[BEGIN]

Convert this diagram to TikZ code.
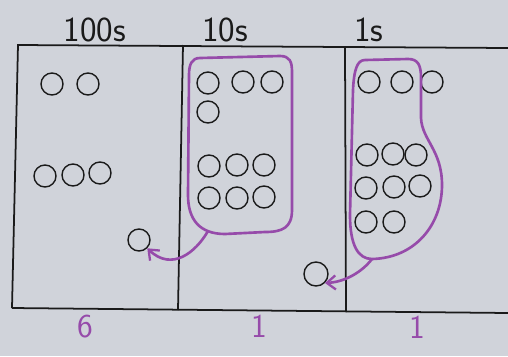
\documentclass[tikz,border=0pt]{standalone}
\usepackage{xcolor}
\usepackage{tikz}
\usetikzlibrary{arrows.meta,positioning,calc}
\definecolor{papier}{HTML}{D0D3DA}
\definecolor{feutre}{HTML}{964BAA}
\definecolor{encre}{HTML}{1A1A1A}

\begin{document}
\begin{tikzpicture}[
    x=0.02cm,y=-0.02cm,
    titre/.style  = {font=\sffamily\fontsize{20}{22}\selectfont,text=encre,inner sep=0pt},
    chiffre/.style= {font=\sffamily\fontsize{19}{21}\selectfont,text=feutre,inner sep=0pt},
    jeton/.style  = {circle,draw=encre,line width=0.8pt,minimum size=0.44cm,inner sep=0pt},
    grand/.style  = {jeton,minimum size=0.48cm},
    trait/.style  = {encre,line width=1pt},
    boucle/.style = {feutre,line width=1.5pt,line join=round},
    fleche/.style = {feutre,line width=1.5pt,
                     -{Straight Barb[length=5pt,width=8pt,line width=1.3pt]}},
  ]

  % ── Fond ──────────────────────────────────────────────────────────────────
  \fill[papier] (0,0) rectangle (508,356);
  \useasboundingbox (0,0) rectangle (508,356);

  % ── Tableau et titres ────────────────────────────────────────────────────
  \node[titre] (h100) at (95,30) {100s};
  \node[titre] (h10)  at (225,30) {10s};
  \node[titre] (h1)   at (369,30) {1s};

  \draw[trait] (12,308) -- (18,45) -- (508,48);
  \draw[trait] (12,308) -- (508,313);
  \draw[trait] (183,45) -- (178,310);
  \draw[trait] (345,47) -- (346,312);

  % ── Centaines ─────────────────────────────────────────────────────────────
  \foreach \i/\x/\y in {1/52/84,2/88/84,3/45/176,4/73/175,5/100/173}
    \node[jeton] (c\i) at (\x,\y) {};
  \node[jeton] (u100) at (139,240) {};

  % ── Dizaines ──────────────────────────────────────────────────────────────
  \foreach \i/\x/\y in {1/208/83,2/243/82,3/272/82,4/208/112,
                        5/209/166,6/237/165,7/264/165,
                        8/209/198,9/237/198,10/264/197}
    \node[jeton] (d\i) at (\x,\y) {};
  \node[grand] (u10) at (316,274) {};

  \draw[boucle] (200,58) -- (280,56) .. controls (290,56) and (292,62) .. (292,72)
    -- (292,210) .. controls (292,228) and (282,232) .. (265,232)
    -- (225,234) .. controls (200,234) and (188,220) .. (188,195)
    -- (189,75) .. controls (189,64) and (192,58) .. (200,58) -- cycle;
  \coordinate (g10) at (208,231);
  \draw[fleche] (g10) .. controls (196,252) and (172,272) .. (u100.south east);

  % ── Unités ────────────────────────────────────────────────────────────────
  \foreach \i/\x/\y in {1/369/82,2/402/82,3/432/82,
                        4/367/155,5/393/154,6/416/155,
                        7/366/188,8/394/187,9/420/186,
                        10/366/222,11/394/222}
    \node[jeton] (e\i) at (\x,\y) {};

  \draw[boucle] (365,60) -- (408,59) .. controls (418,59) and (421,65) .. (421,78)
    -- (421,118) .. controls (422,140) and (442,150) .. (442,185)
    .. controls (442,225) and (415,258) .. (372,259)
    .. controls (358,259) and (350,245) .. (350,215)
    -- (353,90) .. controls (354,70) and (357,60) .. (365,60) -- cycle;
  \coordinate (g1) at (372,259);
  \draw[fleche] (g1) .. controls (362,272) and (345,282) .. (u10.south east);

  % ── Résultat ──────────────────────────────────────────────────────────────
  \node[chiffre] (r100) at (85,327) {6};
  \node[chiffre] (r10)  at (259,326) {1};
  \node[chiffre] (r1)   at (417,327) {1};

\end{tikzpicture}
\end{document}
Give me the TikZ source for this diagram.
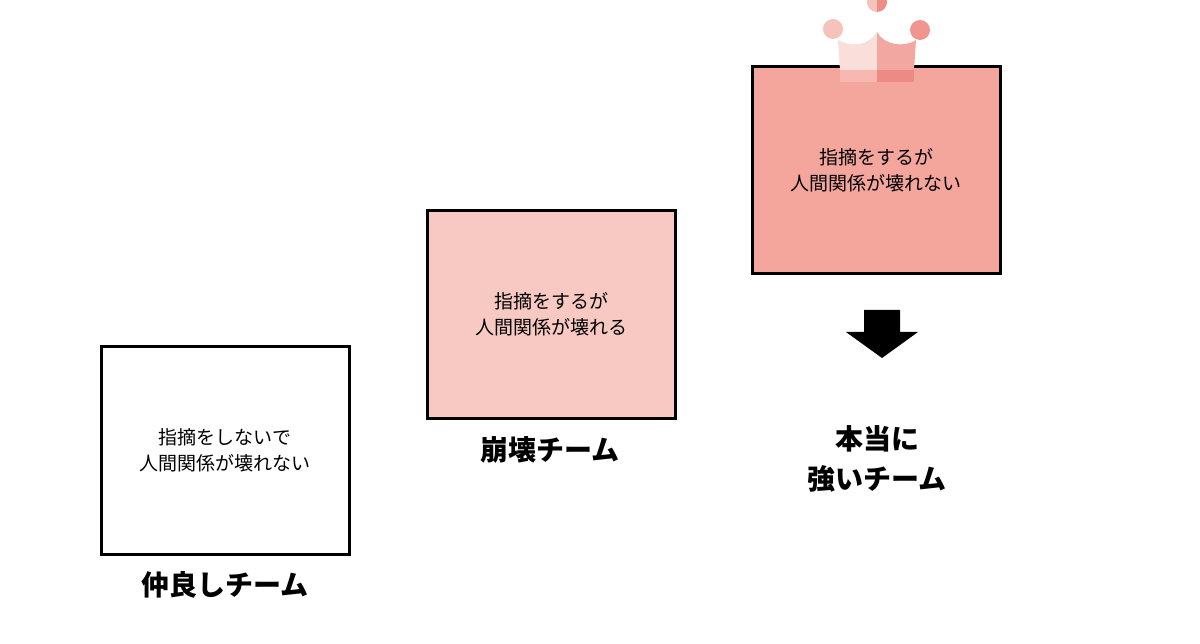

[END]

- **WHAT YOU SHOULD DO**: Extract, word for word, each line from the top of the data down to and including the line with "(345,47) -- (346,312);"; skip the pictures.

- **THE ANSWER**:
Convert this diagram to TikZ code.
\documentclass[tikz,border=0pt]{standalone}
\usepackage{xcolor}
\usepackage{tikz}
\usetikzlibrary{arrows.meta,positioning,calc}
\definecolor{papier}{HTML}{D0D3DA}
\definecolor{feutre}{HTML}{964BAA}
\definecolor{encre}{HTML}{1A1A1A}

\begin{document}
\begin{tikzpicture}[
    x=0.02cm,y=-0.02cm,
    titre/.style  = {font=\sffamily\fontsize{20}{22}\selectfont,text=encre,inner sep=0pt},
    chiffre/.style= {font=\sffamily\fontsize{19}{21}\selectfont,text=feutre,inner sep=0pt},
    jeton/.style  = {circle,draw=encre,line width=0.8pt,minimum size=0.44cm,inner sep=0pt},
    grand/.style  = {jeton,minimum size=0.48cm},
    trait/.style  = {encre,line width=1pt},
    boucle/.style = {feutre,line width=1.5pt,line join=round},
    fleche/.style = {feutre,line width=1.5pt,
                     -{Straight Barb[length=5pt,width=8pt,line width=1.3pt]}},
  ]

  % ── Fond ──────────────────────────────────────────────────────────────────
  \fill[papier] (0,0) rectangle (508,356);
  \useasboundingbox (0,0) rectangle (508,356);

  % ── Tableau et titres ────────────────────────────────────────────────────
  \node[titre] (h100) at (95,30) {100s};
  \node[titre] (h10)  at (225,30) {10s};
  \node[titre] (h1)   at (369,30) {1s};

  \draw[trait] (12,308) -- (18,45) -- (508,48);
  \draw[trait] (12,308) -- (508,313);
  \draw[trait] (183,45) -- (178,310);
  \draw[trait] (345,47) -- (346,312);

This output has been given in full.